[What to work on] Without the pictures, return each record as it appears.

(Code that draws figures)

-=-=-

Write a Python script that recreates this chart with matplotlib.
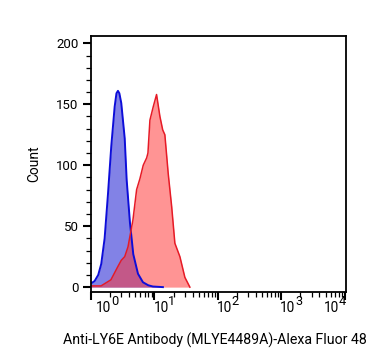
import numpy as np
import matplotlib
matplotlib.use("Agg")
import matplotlib.pyplot as plt
import matplotlib.ticker as ticker
import matplotlib.transforms as mtrans

plt.rcParams['font.family'] = ['Roboto', 'DejaVu Sans']

# isotype / control (blue)
blue_x = [1.0, 1.14, 1.3, 1.45, 1.64, 1.85, 2.09, 2.36, 2.52, 2.66, 2.8, 3.0, 3.4, 3.65, 4.11, 4.64, 5.5, 6.59, 8.0, 9.47, 13.6]
blue_y = [3, 5, 10, 19, 40, 76, 116, 148, 159, 161, 159, 151, 122, 88, 53, 27, 11, 4, 1.5, 0.5, 0]

# antibody stained (red)
red_x = [1.0, 1.44, 2.06, 2.66, 3.0, 3.4, 3.83, 4.58, 5.24, 5.91, 6.66, 7.54, 7.9, 8.49, 9.58, 10.8,
         12.2, 13.5, 14.6, 16.5, 18.7, 21.0, 25.2, 30.2, 36.2]
red_y = [1, 1, 6, 17, 22, 25, 33, 55, 80, 89, 100, 106, 110, 137, 148, 158,
         140, 129, 125, 93, 66, 36, 25, 8, 0]

decades = [0, 1, 2, 3, 4]

fig = plt.figure(figsize=(3.67, 3.64), dpi=100)
ax = fig.add_axes([91/367, 1-292/364, 255/367, 256/364])

ax.fill_between(blue_x, blue_y, color=(0.25, 0.25, 0.85), alpha=0.65, lw=0)
ax.plot(blue_x, blue_y, color=(0.05, 0.05, 0.85), lw=1.4)
ax.fill_between(red_x, red_y, color=(1.0, 0.2, 0.2), alpha=0.52, lw=0)
ax.plot(red_x, red_y, color=(0.9, 0.1, 0.15), lw=1.1)

ax.set_xscale("log")
ax.set_xlim(1, 10**4.02)
ax.set_ylim(-4, 206)
ax.yaxis.set_major_locator(ticker.MultipleLocator(50))
ax.yaxis.set_minor_locator(ticker.MultipleLocator(10))
ax.set_xticks([10.0**d for d in decades])
ax.xaxis.set_minor_locator(ticker.LogLocator(base=10, subs=np.arange(2, 10), numticks=10))
ax.xaxis.set_minor_formatter(ticker.NullFormatter())
ax.set_xticklabels([])

ax.tick_params(which="major", length=6, width=1.5, labelsize=9.5, color="black", pad=3)
ax.tick_params(which="minor", length=3.5, width=0.9)

# decade labels: "10" with a raised exponent, like the cytometry software draws them
px = 1 / fig.dpi  # one pixel in inches
base = mtrans.blended_transform_factory(ax.transData, ax.transAxes)
shift = {0: 5, 1: -1, 2: -1, 3: -1, 4: -21}
for d in decades:
    dx = shift[d]
    ax.text(10.0**d, 0, "10", transform=base + mtrans.ScaledTranslation(dx*px, -9*px, fig.dpi_scale_trans),
            ha="left", va="top", fontsize=9.8, clip_on=False)
    ax.text(10.0**d, 0, str(d), transform=base + mtrans.ScaledTranslation((dx + 15)*px, -3*px, fig.dpi_scale_trans),
            ha="left", va="top", fontsize=9.2, clip_on=False)

for s in ax.spines.values():
    s.set_linewidth(1.3)

ax.set_ylabel("Count", fontsize=10, labelpad=11)
ax.set_xlabel("Anti-LY6E Antibody (MLYE4489A)-Alexa Fluor 488", fontsize=10.2, labelpad=20)

fig.savefig("out.png", dpi=100)
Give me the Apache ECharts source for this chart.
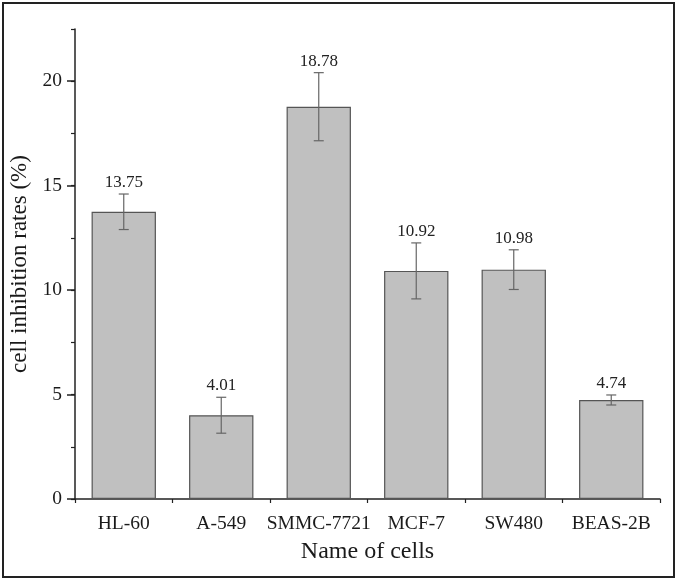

-=-=-

[Exercise output]
Write a Python script that recreates this chart with matplotlib.
import numpy as np
import matplotlib
matplotlib.use("Agg")
import matplotlib.pyplot as plt
import matplotlib.ticker as ticker
import matplotlib.transforms as mtrans

plt.rcParams['font.family'] = ['Roboto', 'DejaVu Sans']

# isotype / control (blue)
blue_x = [1.0, 1.14, 1.3, 1.45, 1.64, 1.85, 2.09, 2.36, 2.52, 2.66, 2.8, 3.0, 3.4, 3.65, 4.11, 4.64, 5.5, 6.59, 8.0, 9.47, 13.6]
blue_y = [3, 5, 10, 19, 40, 76, 116, 148, 159, 161, 159, 151, 122, 88, 53, 27, 11, 4, 1.5, 0.5, 0]

# antibody stained (red)
red_x = [1.0, 1.44, 2.06, 2.66, 3.0, 3.4, 3.83, 4.58, 5.24, 5.91, 6.66, 7.54, 7.9, 8.49, 9.58, 10.8,
         12.2, 13.5, 14.6, 16.5, 18.7, 21.0, 25.2, 30.2, 36.2]
red_y = [1, 1, 6, 17, 22, 25, 33, 55, 80, 89, 100, 106, 110, 137, 148, 158,
         140, 129, 125, 93, 66, 36, 25, 8, 0]

decades = [0, 1, 2, 3, 4]

fig = plt.figure(figsize=(3.67, 3.64), dpi=100)
ax = fig.add_axes([91/367, 1-292/364, 255/367, 256/364])

ax.fill_between(blue_x, blue_y, color=(0.25, 0.25, 0.85), alpha=0.65, lw=0)
ax.plot(blue_x, blue_y, color=(0.05, 0.05, 0.85), lw=1.4)
ax.fill_between(red_x, red_y, color=(1.0, 0.2, 0.2), alpha=0.52, lw=0)
ax.plot(red_x, red_y, color=(0.9, 0.1, 0.15), lw=1.1)

ax.set_xscale("log")
ax.set_xlim(1, 10**4.02)
ax.set_ylim(-4, 206)
ax.yaxis.set_major_locator(ticker.MultipleLocator(50))
ax.yaxis.set_minor_locator(ticker.MultipleLocator(10))
ax.set_xticks([10.0**d for d in decades])
ax.xaxis.set_minor_locator(ticker.LogLocator(base=10, subs=np.arange(2, 10), numticks=10))
ax.xaxis.set_minor_formatter(ticker.NullFormatter())
ax.set_xticklabels([])

ax.tick_params(which="major", length=6, width=1.5, labelsize=9.5, color="black", pad=3)
ax.tick_params(which="minor", length=3.5, width=0.9)

# decade labels: "10" with a raised exponent, like the cytometry software draws them
px = 1 / fig.dpi  # one pixel in inches
base = mtrans.blended_transform_factory(ax.transData, ax.transAxes)
shift = {0: 5, 1: -1, 2: -1, 3: -1, 4: -21}
for d in decades:
    dx = shift[d]
    ax.text(10.0**d, 0, "10", transform=base + mtrans.ScaledTranslation(dx*px, -9*px, fig.dpi_scale_trans),
            ha="left", va="top", fontsize=9.8, clip_on=False)
    ax.text(10.0**d, 0, str(d), transform=base + mtrans.ScaledTranslation((dx + 15)*px, -3*px, fig.dpi_scale_trans),
            ha="left", va="top", fontsize=9.2, clip_on=False)

for s in ax.spines.values():
    s.set_linewidth(1.3)

ax.set_ylabel("Count", fontsize=10, labelpad=11)
ax.set_xlabel("Anti-LY6E Antibody (MLYE4489A)-Alexa Fluor 488", fontsize=10.2, labelpad=20)

fig.savefig("out.png", dpi=100)
Give me the Apache ECharts source for this chart.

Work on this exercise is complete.